WHAT THE EXERCISE ASKS:
Type out the data exactly as given. Skip any image.

DATASET CONTENT:
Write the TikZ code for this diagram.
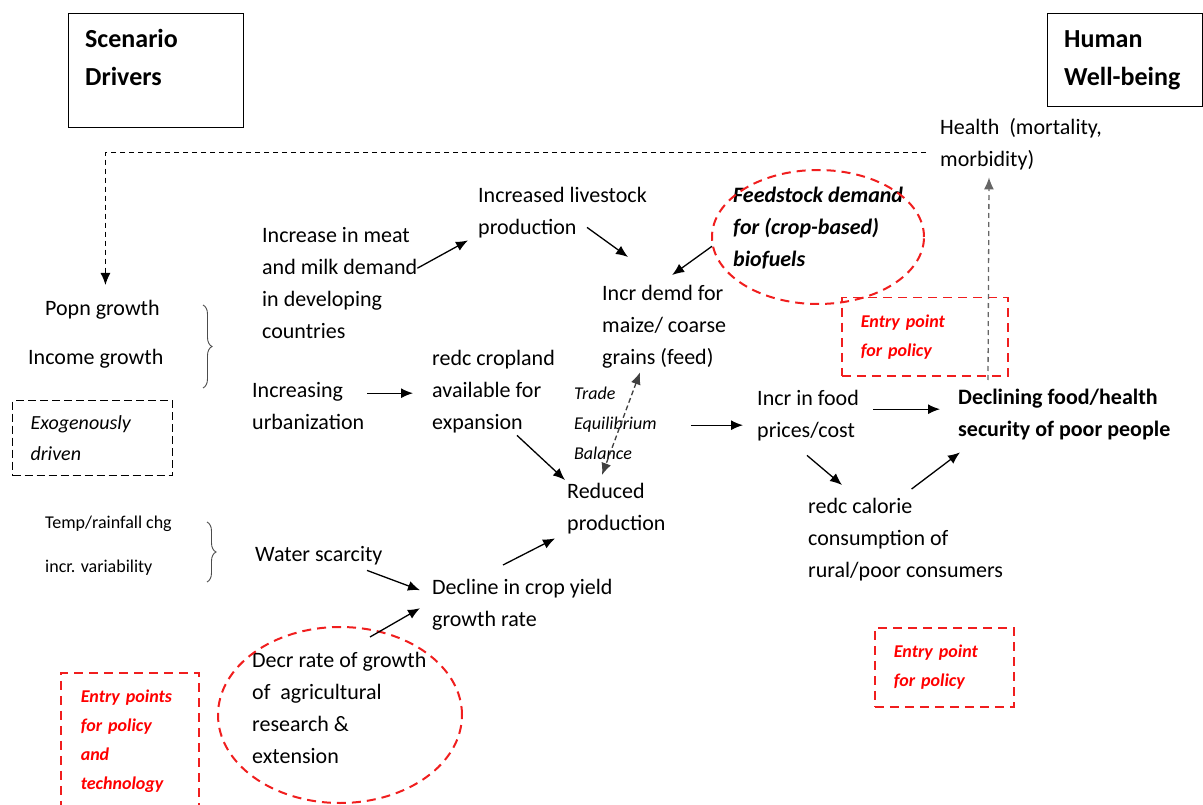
\documentclass[tikz,border=0pt]{standalone}
\usepackage{fontspec}
\setmainfont{Carlito}
\usepackage{tikz}
\usetikzlibrary{arrows.meta,calc,positioning,shapes.geometric,decorations.pathreplacing}

\definecolor{entryred}{RGB}{240,30,30}

\tikzset{
  txt/.style={anchor=north west, inner sep=0pt, align=left,
    font=\fontsize{22}{32}\selectfont,
    execute at begin node=\strut, execute at end node=\strut},
  smalltxt/.style={txt, font=\fontsize{18}{30}\selectfont},
  head/.style={txt, font=\fontsize{26}{38}\selectfont\bfseries},
  hbox/.style={draw, line width=1.2pt, anchor=north west},
  arr/.style={-{Latex[length=12pt,width=10pt]}, line width=1.3pt},
  redring/.style={ellipse, draw=entryred, dash pattern=on 9pt off 6pt, line width=2pt, inner sep=0pt},
  entrybox/.style={draw=entryred, dash pattern=on 9pt off 6pt, line width=1.5pt,
    anchor=north west, inner ysep=0pt, align=left, text=red,
    font=\fontsize{18}{29}\selectfont\bfseries\itshape},
  brc/.style={decorate, decoration={brace, amplitude=9pt}, line width=0.9pt, black!70}
}

\begin{document}
\begin{tikzpicture}[x=1pt,y=-1pt]
  \useasboundingbox (0,0) rectangle (1203,805);
  \clip (0,0) rectangle (1203,805);

  % heading boxes
  \node[hbox, minimum width=175pt, minimum height=114pt] (scenbox) at (68,13) {};
  \node[head] (scen) at (85,21) {\strut Scenario\\Drivers};
  \node[hbox, minimum width=155pt, minimum height=93pt] (humanbox) at (1047,13) {};
  \node[head] (human) at (1064,21) {\strut Human\\Well-being};

  % drivers
  \node[txt] (health) at (940,112) {\strut Health\ \ (mortality,\\morbidity)};
  \node[txt] (popn) at (45,293) {Popn growth};
  \node[txt] (income) at (28,342) {Income growth};
  \node[draw, dash pattern=on 8pt off 4pt, line width=1.2pt, anchor=north west,
        minimum width=160pt, minimum height=75pt, inner xsep=18pt, inner ysep=0pt,
        text width=124pt, align=left, font=\fontsize{20}{31}\selectfont\itshape]
        (exo) at (12,400) {Exogenously\\driven};
  \node[smalltxt] (temp) at (45,507) {Temp/rainfall chg};
  \node[smalltxt] (varb) at (45,551) {incr. variability};
  \draw[brc] (203,305) -- (203,388);
  \draw[brc] (207,522) -- (207,582);

  % middle
  \node[txt] (meat) at (262,220) {\strut Increase in meat\\and milk demand\\in developing\\countries};
  \node[txt] (livestock) at (478,180) {\strut Increased livestock\\production};
  \node[txt, font=\fontsize{22}{32}\selectfont\bfseries\itshape] (feed) at (733,180)
        {\strut Feedstock demand\\for (crop-based)\\biofuels};
  \node[redring, minimum width=212pt, minimum height=134pt] (feedring) at (818,237) {};
  \node[txt] (maize) at (602,278) {\strut Incr demd for\\maize/ coarse\\grains (feed)};
  \node[txt] (urban) at (252,375) {\strut Increasing\\urbanization};
  \node[txt] (cropland) at (432,343) {\strut redc cropland\\available for\\expansion};
  \node[smalltxt, font=\fontsize{18}{30}\selectfont\itshape] (trade) at (574,378)
        {\strut Trade\\Equilibrium\\Balance};
  \node[txt] (food) at (757,383) {\strut Incr in food\\prices/cost};
  \node[txt, font=\fontsize{22}{32}\selectfont\bfseries] (declining) at (958,382)
        {\strut Declining food/health\\security of poor people};
  \node[txt] (reduced) at (567,476) {\strut Reduced\\production};
  \node[txt] (calorie) at (808,491) {\strut redc calorie\\consumption of\\rural/poor consumers};
  \node[txt] (water) at (255,539) {Water scarcity};
  \node[txt] (decline) at (432,572) {\strut Decline in crop yield\\growth rate};
  \node[txt] (decr) at (252,645) {\strut Decr rate of growth\\of\ \ agricultural\\research \&\\extension};
  \node[redring, minimum width=244pt, minimum height=176pt] (agring) at (340,715) {};

  % entry points
  \node[entrybox, minimum width=166pt, minimum height=78pt, inner xsep=19pt, text width=128pt]
        (entryA) at (841,297) {Entry point\\for policy};
  \node[entrybox, minimum width=139pt, minimum height=79pt, inner xsep=19pt, text width=101pt]
        (entryB) at (874,627) {Entry point\\for policy};
  \node[entrybox, minimum width=138pt, minimum height=136pt, inner xsep=20pt, text width=98pt]
        (entryC) at (60,672) {Entry points\\for policy\\and\\technology};

  % feedback to drivers
  \draw[dash pattern=on 5pt off 4pt, line width=1.2pt, -{Latex[length=12pt,width=10pt]}]
        ([shift={(-14pt,-8pt)}]health.west) -| ([shift={(3pt,8pt)}]popn.north);

  % arrows
  \draw[arr] ([yshift=16pt]meat.east) -- ([shift={(-10pt,4pt)}]livestock.south west);
  \draw[arr] ([shift={(109pt,17pt)}]livestock.south west) -- ([shift={(26pt,21pt)}]maize.north west);
  \draw[arr] (feedring.185) -- ([shift={(8pt,3pt)}]maize.north);
  \draw[arr] ([shift={(3pt,14pt)}]urban.east) -- ([shift={(-19pt,-2pt)}]cropland.west);
  \draw[arr] ([shift={(85pt,4pt)}]cropland.south west) -- ([shift={(-2pt,-4pt)}]reduced.north west);
  \draw[arr, black!75, dash pattern=on 5pt off 3pt, {Latex[length=12pt,width=10pt]}-{Latex[length=12pt,width=10pt]}]
        ([shift={(38pt,2pt)}]maize.south west) -- ([shift={(35pt,1pt)}]reduced.north west);
  \draw[arr] ([shift={(34pt,-2pt)}]trade.east) -- ([shift={(-14pt,-10pt)}]food.west);
  \draw[arr] ([shift={(14pt,6pt)}]food.east) -- ([shift={(-18pt,5pt)}]declining.west);
  \draw[arr] ([shift={(50pt,-8pt)}]food.south west) -- ([shift={(34pt,6pt)}]calorie.north west);
  \draw[arr] ([shift={(6pt,2pt)}]calorie.north) -- ([shift={(2pt,-6pt)}]declining.south west);
  \draw[arr, black!60, dash pattern=on 5pt off 4pt]
        ([shift={(30pt,2pt)}]declining.north west) -- ([shift={(49pt,-1pt)}]health.south west);
  \draw[arr] ([shift={(112pt,1pt)}]water.south west) -- ([shift={(-12pt,14pt)}]decline.west);
  \draw[arr] ([shift={(118pt,8pt)}]decr.north west) -- ([shift={(-12pt,-4pt)}]decline.west);
  \draw[arr] ([shift={(71pt,7pt)}]decline.north west) -- ([shift={(-12pt,2pt)}]reduced.south west);
\end{tikzpicture}
\end{document}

THE OUTPUT:
Write the TikZ code for this diagram.
\documentclass[tikz,border=0pt]{standalone}
\usepackage{fontspec}
\setmainfont{Carlito}
\usepackage{tikz}
\usetikzlibrary{arrows.meta,calc,positioning,shapes.geometric,decorations.pathreplacing}

\definecolor{entryred}{RGB}{240,30,30}

\tikzset{
  txt/.style={anchor=north west, inner sep=0pt, align=left,
    font=\fontsize{22}{32}\selectfont,
    execute at begin node=\strut, execute at end node=\strut},
  smalltxt/.style={txt, font=\fontsize{18}{30}\selectfont},
  head/.style={txt, font=\fontsize{26}{38}\selectfont\bfseries},
  hbox/.style={draw, line width=1.2pt, anchor=north west},
  arr/.style={-{Latex[length=12pt,width=10pt]}, line width=1.3pt},
  redring/.style={ellipse, draw=entryred, dash pattern=on 9pt off 6pt, line width=2pt, inner sep=0pt},
  entrybox/.style={draw=entryred, dash pattern=on 9pt off 6pt, line width=1.5pt,
    anchor=north west, inner ysep=0pt, align=left, text=red,
    font=\fontsize{18}{29}\selectfont\bfseries\itshape},
  brc/.style={decorate, decoration={brace, amplitude=9pt}, line width=0.9pt, black!70}
}

\begin{document}
\begin{tikzpicture}[x=1pt,y=-1pt]
  \useasboundingbox (0,0) rectangle (1203,805);
  \clip (0,0) rectangle (1203,805);

  % heading boxes
  \node[hbox, minimum width=175pt, minimum height=114pt] (scenbox) at (68,13) {};
  \node[head] (scen) at (85,21) {\strut Scenario\\Drivers};
  \node[hbox, minimum width=155pt, minimum height=93pt] (humanbox) at (1047,13) {};
  \node[head] (human) at (1064,21) {\strut Human\\Well-being};

  % drivers
  \node[txt] (health) at (940,112) {\strut Health\ \ (mortality,\\morbidity)};
  \node[txt] (popn) at (45,293) {Popn growth};
  \node[txt] (income) at (28,342) {Income growth};
  \node[draw, dash pattern=on 8pt off 4pt, line width=1.2pt, anchor=north west,
        minimum width=160pt, minimum height=75pt, inner xsep=18pt, inner ysep=0pt,
        text width=124pt, align=left, font=\fontsize{20}{31}\selectfont\itshape]
        (exo) at (12,400) {Exogenously\\driven};
  \node[smalltxt] (temp) at (45,507) {Temp/rainfall chg};
  \node[smalltxt] (varb) at (45,551) {incr. variability};
  \draw[brc] (203,305) -- (203,388);
  \draw[brc] (207,522) -- (207,582);

  % middle
  \node[txt] (meat) at (262,220) {\strut Increase in meat\\and milk demand\\in developing\\countries};
  \node[txt] (livestock) at (478,180) {\strut Increased livestock\\production};
  \node[txt, font=\fontsize{22}{32}\selectfont\bfseries\itshape] (feed) at (733,180)
        {\strut Feedstock demand\\for (crop-based)\\biofuels};
  \node[redring, minimum width=212pt, minimum height=134pt] (feedring) at (818,237) {};
  \node[txt] (maize) at (602,278) {\strut Incr demd for\\maize/ coarse\\grains (feed)};
  \node[txt] (urban) at (252,375) {\strut Increasing\\urbanization};
  \node[txt] (cropland) at (432,343) {\strut redc cropland\\available for\\expansion};
  \node[smalltxt, font=\fontsize{18}{30}\selectfont\itshape] (trade) at (574,378)
        {\strut Trade\\Equilibrium\\Balance};
  \node[txt] (food) at (757,383) {\strut Incr in food\\prices/cost};
  \node[txt, font=\fontsize{22}{32}\selectfont\bfseries] (declining) at (958,382)
        {\strut Declining food/health\\security of poor people};
  \node[txt] (reduced) at (567,476) {\strut Reduced\\production};
  \node[txt] (calorie) at (808,491) {\strut redc calorie\\consumption of\\rural/poor consumers};
  \node[txt] (water) at (255,539) {Water scarcity};
  \node[txt] (decline) at (432,572) {\strut Decline in crop yield\\growth rate};
  \node[txt] (decr) at (252,645) {\strut Decr rate of growth\\of\ \ agricultural\\research \&\\extension};
  \node[redring, minimum width=244pt, minimum height=176pt] (agring) at (340,715) {};

  % entry points
  \node[entrybox, minimum width=166pt, minimum height=78pt, inner xsep=19pt, text width=128pt]
        (entryA) at (841,297) {Entry point\\for policy};
  \node[entrybox, minimum width=139pt, minimum height=79pt, inner xsep=19pt, text width=101pt]
        (entryB) at (874,627) {Entry point\\for policy};
  \node[entrybox, minimum width=138pt, minimum height=136pt, inner xsep=20pt, text width=98pt]
        (entryC) at (60,672) {Entry points\\for policy\\and\\technology};

  % feedback to drivers
  \draw[dash pattern=on 5pt off 4pt, line width=1.2pt, -{Latex[length=12pt,width=10pt]}]
        ([shift={(-14pt,-8pt)}]health.west) -| ([shift={(3pt,8pt)}]popn.north);

  % arrows
  \draw[arr] ([yshift=16pt]meat.east) -- ([shift={(-10pt,4pt)}]livestock.south west);
  \draw[arr] ([shift={(109pt,17pt)}]livestock.south west) -- ([shift={(26pt,21pt)}]maize.north west);
  \draw[arr] (feedring.185) -- ([shift={(8pt,3pt)}]maize.north);
  \draw[arr] ([shift={(3pt,14pt)}]urban.east) -- ([shift={(-19pt,-2pt)}]cropland.west);
  \draw[arr] ([shift={(85pt,4pt)}]cropland.south west) -- ([shift={(-2pt,-4pt)}]reduced.north west);
  \draw[arr, black!75, dash pattern=on 5pt off 3pt, {Latex[length=12pt,width=10pt]}-{Latex[length=12pt,width=10pt]}]
        ([shift={(38pt,2pt)}]maize.south west) -- ([shift={(35pt,1pt)}]reduced.north west);
  \draw[arr] ([shift={(34pt,-2pt)}]trade.east) -- ([shift={(-14pt,-10pt)}]food.west);
  \draw[arr] ([shift={(14pt,6pt)}]food.east) -- ([shift={(-18pt,5pt)}]declining.west);
  \draw[arr] ([shift={(50pt,-8pt)}]food.south west) -- ([shift={(34pt,6pt)}]calorie.north west);
  \draw[arr] ([shift={(6pt,2pt)}]calorie.north) -- ([shift={(2pt,-6pt)}]declining.south west);
  \draw[arr, black!60, dash pattern=on 5pt off 4pt]
        ([shift={(30pt,2pt)}]declining.north west) -- ([shift={(49pt,-1pt)}]health.south west);
  \draw[arr] ([shift={(112pt,1pt)}]water.south west) -- ([shift={(-12pt,14pt)}]decline.west);
  \draw[arr] ([shift={(118pt,8pt)}]decr.north west) -- ([shift={(-12pt,-4pt)}]decline.west);
  \draw[arr] ([shift={(71pt,7pt)}]decline.north west) -- ([shift={(-12pt,2pt)}]reduced.south west);
\end{tikzpicture}
\end{document}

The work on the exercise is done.